Segundo o ministro, está marcada uma reunião em que será tratada a possibilidade de revisão do plano nacional de erradicação do trabalho escravo.

Ele diz que o Brasil é um país forjado no autoritarismo, na dependência econômica que gera desigualdade e no racismo. “Toda e qualquer política de direitos humanos que se pense tem que levar em consideração a questão racial”, disse ele, que escreveu o livro “Racismo Estrutural”. “Eu sou o primeiro homem negro a ser ministro de Estado de Direitos Humanos do Brasil. Pra mim, é um compromisso ético e político dos mais relevantes”.

Guerra na Ucrânia: “Alguns fantasmas continuam muito vivos”

Sobre a guerra na Ucrânia, o ministro frisou que a posição do Brasil “prioriza a abertura de espaços de diálogo, de conversação, de compreensão, que é a única forma, na verdade, de encerrar um conflito dessa proporção, que é chamando as pessoas para conversar, mas nunca transigindo com violação de direitos humanos”.

“O fato de o Brasil estar aberto ao diálogo não significa que o Brasil não reconhece que haja violação de direitos humanos. Não significa que o Brasil se cale diante disso e não significa que o Brasil tenha uma posição de, digamos, de neutralidade diante da violação de direitos humanos”.

De acordo com o ministro, essa é uma guerra “que interessa a todos nós, do mundo inteiro”. O conflito na Ucrânia também desnuda, segundo ele, “algumas faces da humanidade que nós não queríamos encarar, como a instrumentalização da política de direitos humanos para interesses de países específicos, a seletividade racial”.

“Acho que essa guerra está demonstrando, tristemente, que alguns fantasmas que nós achávamos que haviam sido superados, principalmente depois dos desastres que a humanidade já conheceu, continuam muito vivos”.

Uma guerra global

Silvio Almeida disse ainda que em todo contexto de guerra a violação dos direitos humanos se apresenta e os afetados “são os trabalhadores, as minorias, as mulheres, as meninas, as pessoas que mais sofrem em toda e qualquer guerra. Eu estou falando que sofrem as pessoas de todos os envolvidos na guerra.

“Acredito que essa guerra não é uma guerra regional, não é uma guerra que envolve apenas a Europa. É uma guerra que, na minha concepção, tem contornos globais, e que faz com que cada um de nós, em todos os lugares do mundo, sejamos por ela afetados e temos, portanto, a responsabilidade de recolocar as coisas no seu devido lugar”.
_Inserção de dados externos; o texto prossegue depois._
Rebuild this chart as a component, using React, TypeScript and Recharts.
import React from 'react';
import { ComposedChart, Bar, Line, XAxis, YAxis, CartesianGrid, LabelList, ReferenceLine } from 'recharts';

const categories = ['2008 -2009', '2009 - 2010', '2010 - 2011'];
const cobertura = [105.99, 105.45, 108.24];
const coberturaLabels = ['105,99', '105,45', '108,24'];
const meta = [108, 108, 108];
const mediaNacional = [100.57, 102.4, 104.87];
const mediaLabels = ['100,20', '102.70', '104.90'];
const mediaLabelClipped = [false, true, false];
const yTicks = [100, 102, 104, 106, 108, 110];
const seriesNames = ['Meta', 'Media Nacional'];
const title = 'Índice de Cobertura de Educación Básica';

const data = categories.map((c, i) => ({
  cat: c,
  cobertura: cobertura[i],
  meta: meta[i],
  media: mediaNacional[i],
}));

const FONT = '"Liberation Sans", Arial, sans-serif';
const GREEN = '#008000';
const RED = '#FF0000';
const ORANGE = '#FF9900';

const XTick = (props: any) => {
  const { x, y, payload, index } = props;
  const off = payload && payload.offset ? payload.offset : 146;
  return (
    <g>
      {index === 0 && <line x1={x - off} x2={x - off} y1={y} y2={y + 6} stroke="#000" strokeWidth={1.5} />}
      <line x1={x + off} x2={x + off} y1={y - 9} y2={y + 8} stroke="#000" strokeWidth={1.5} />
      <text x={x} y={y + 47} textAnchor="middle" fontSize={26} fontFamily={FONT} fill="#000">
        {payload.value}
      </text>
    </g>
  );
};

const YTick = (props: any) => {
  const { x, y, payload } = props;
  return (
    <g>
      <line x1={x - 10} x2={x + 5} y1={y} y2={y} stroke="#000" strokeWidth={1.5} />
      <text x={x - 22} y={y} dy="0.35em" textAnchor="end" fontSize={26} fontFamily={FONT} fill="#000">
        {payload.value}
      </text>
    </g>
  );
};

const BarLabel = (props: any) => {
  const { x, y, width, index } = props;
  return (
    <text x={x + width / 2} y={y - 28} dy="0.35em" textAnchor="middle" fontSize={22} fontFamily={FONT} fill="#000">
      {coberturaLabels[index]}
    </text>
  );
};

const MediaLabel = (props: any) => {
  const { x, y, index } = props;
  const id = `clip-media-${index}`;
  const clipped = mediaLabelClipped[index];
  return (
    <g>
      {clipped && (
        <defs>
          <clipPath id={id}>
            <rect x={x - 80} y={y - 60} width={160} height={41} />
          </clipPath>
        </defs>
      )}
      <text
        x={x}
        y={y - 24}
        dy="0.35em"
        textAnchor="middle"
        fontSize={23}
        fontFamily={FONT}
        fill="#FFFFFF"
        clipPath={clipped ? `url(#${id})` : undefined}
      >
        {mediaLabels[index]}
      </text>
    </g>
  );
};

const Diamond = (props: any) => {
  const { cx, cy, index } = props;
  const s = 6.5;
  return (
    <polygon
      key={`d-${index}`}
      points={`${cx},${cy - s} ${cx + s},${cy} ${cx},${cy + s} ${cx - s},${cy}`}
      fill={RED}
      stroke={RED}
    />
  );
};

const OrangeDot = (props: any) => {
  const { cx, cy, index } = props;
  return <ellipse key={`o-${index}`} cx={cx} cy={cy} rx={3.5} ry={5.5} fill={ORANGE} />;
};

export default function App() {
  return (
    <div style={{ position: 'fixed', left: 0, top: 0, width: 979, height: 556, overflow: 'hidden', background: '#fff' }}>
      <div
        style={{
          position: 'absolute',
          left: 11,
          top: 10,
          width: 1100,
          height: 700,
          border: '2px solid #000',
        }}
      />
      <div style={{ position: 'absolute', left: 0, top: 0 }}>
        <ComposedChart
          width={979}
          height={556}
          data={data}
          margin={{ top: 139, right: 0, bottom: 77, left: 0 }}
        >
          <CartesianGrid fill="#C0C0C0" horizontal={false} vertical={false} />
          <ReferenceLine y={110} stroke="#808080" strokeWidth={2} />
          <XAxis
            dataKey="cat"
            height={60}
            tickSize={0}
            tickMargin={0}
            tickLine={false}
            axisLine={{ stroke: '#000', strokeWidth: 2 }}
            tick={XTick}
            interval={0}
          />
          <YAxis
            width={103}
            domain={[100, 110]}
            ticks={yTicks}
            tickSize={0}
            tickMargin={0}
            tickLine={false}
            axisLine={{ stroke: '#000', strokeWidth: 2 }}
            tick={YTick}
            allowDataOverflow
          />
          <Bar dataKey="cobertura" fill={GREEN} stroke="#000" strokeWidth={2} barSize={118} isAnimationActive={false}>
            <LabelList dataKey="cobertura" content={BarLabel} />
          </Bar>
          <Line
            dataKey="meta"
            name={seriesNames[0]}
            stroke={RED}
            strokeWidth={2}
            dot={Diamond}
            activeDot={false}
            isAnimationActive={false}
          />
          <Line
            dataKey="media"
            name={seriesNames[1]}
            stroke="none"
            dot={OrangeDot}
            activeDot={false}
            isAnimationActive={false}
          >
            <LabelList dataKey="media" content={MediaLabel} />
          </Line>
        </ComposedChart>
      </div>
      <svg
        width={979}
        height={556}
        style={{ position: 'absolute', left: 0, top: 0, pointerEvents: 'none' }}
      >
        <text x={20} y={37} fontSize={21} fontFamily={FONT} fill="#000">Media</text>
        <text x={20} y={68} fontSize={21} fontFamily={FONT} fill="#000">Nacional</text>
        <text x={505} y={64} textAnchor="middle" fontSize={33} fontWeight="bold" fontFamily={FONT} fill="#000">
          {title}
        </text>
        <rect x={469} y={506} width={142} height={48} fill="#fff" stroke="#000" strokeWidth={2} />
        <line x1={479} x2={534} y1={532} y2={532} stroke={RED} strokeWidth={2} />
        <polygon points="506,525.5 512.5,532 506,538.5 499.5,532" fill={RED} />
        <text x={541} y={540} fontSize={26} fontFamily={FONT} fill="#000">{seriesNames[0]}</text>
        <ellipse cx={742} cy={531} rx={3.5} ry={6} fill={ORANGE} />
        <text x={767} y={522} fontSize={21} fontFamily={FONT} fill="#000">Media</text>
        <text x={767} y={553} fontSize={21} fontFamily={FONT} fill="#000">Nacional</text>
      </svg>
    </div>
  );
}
Visita de relatores da ONU ao Brasil: “não tenho nada a esconder”

No último dia de missão em Genebra, o ministro Silvio Almeida se reuniu com o Alto Comissário das Nações Unidos para os Direitos Humanos, Volker Turk, e o convidou para ir ao Brasil. As visitas dos relatores da ONU, que há anos não vão ao país, deverão ser retomadas.

“Esse governo não tem problema nenhum com visita de relatores porque não tenho nada a esconder, nada, muito pelo contrário. Acreditamos que abrir a situação dos direitos humanos no Brasil é algo que nos favorece porque faz com que tenhamos que tomar as atitudes necessárias para proteger o nosso povo”, disse.
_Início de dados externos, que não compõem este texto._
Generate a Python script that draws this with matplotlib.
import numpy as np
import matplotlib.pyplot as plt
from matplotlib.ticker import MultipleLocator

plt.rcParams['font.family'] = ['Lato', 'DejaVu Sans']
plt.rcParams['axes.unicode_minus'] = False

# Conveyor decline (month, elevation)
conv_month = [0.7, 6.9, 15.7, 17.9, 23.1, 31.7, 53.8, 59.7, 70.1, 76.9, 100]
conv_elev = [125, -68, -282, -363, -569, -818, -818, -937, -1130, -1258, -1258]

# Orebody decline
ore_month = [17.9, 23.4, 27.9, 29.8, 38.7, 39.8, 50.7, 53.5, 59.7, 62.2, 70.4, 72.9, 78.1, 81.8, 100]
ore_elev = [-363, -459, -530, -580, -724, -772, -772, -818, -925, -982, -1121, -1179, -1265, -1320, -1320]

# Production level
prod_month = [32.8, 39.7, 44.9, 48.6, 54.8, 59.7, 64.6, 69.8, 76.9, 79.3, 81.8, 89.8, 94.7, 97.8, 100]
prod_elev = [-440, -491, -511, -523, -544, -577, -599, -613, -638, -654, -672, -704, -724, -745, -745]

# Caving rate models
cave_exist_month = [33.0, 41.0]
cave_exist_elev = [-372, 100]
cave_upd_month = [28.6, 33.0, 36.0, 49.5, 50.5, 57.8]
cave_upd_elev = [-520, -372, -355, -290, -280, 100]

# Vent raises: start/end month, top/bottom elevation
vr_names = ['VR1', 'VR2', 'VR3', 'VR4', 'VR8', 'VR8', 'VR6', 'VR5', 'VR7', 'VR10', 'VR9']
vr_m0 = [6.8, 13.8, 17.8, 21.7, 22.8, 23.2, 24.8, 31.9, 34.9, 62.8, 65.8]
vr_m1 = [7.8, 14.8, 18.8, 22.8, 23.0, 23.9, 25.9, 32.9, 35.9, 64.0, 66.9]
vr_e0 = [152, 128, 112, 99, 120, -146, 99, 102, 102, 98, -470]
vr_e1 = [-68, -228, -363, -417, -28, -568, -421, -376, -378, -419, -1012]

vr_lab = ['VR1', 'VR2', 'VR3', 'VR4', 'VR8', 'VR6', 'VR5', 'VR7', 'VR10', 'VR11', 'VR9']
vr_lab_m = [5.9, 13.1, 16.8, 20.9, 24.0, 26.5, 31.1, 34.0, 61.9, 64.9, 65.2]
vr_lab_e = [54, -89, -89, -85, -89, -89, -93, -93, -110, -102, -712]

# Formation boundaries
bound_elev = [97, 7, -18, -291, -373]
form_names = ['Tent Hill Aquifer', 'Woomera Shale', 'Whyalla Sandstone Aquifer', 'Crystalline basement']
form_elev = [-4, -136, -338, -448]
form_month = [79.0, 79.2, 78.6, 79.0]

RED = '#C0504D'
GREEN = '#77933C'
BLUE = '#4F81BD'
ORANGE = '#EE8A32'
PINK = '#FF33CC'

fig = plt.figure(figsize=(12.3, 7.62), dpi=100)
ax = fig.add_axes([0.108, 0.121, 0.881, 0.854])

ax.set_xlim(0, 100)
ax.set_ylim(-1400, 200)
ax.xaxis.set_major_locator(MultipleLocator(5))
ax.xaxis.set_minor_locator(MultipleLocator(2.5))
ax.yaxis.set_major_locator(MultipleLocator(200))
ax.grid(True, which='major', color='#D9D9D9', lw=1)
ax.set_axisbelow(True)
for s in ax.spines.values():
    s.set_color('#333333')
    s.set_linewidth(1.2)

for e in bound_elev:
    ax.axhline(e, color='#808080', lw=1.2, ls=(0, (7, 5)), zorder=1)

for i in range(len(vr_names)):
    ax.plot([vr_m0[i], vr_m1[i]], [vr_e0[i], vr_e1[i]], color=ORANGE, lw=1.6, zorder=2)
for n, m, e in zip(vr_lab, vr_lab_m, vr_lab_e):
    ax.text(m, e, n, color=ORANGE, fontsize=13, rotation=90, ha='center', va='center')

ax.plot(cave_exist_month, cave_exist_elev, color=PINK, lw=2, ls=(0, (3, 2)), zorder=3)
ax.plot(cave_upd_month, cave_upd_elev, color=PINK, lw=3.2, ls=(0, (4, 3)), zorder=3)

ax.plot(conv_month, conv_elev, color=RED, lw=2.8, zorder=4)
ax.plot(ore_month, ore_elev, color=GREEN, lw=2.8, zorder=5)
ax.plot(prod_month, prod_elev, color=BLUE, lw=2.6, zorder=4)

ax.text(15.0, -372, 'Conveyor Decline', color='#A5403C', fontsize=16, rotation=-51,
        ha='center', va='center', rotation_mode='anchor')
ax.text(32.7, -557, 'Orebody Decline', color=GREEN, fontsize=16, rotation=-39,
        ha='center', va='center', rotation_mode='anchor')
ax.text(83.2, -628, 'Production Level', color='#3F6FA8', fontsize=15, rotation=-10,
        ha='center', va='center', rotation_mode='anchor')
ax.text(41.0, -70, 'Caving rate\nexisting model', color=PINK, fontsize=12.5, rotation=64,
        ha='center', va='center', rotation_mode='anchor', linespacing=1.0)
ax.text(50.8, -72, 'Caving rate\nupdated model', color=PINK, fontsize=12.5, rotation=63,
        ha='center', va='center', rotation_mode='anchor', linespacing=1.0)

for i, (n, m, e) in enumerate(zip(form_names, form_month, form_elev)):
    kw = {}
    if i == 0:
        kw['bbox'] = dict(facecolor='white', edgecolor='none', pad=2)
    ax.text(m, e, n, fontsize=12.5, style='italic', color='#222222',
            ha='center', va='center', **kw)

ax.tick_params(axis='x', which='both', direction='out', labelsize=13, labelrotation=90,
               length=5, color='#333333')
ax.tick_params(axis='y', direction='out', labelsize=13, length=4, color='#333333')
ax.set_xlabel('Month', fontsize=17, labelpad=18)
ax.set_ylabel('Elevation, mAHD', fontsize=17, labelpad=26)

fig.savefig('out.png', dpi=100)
Questionado por um jornalista estrangeiro se tinha pretensões de se candidatar à presidência no futuro, Almeida foi diplomata. “O presidente Lula me deu a honra e a missão de ser ministro de Estado de Direitos Humanos e Cidadania do meu país. Isso é um fardo, mas é uma honra. E quais são as minhas intenções? A primeira delas é honrar a confiança que o presidente me deu e a minha intenção mais ambiciosa nesse momento é ser o melhor ministro de Direitos Humanos e Cidadania que o Brasil já teve. Essa é a minha intenção. Se eu fizer isso, acho que já cumpri um belíssimo papel e meus ancestrais ficaram muito orgulhosos de mim”.

Almeida falou ainda da necessidade de retomar certos debates, como a relação entre direitos humanos e economia, direitos humanos e democracia, “a participação política efetiva das minorias, daqueles que são afetados pelas decisões que são tomadas no âmbito político. Aumentar a possibilidade de participação popular, por exemplo, “para não transformar a humanidade num clube”, em que só alguns podem entrar, “aqueles que não parecem com a maioria das pessoas que vivem e levam sua vida no Sul global”.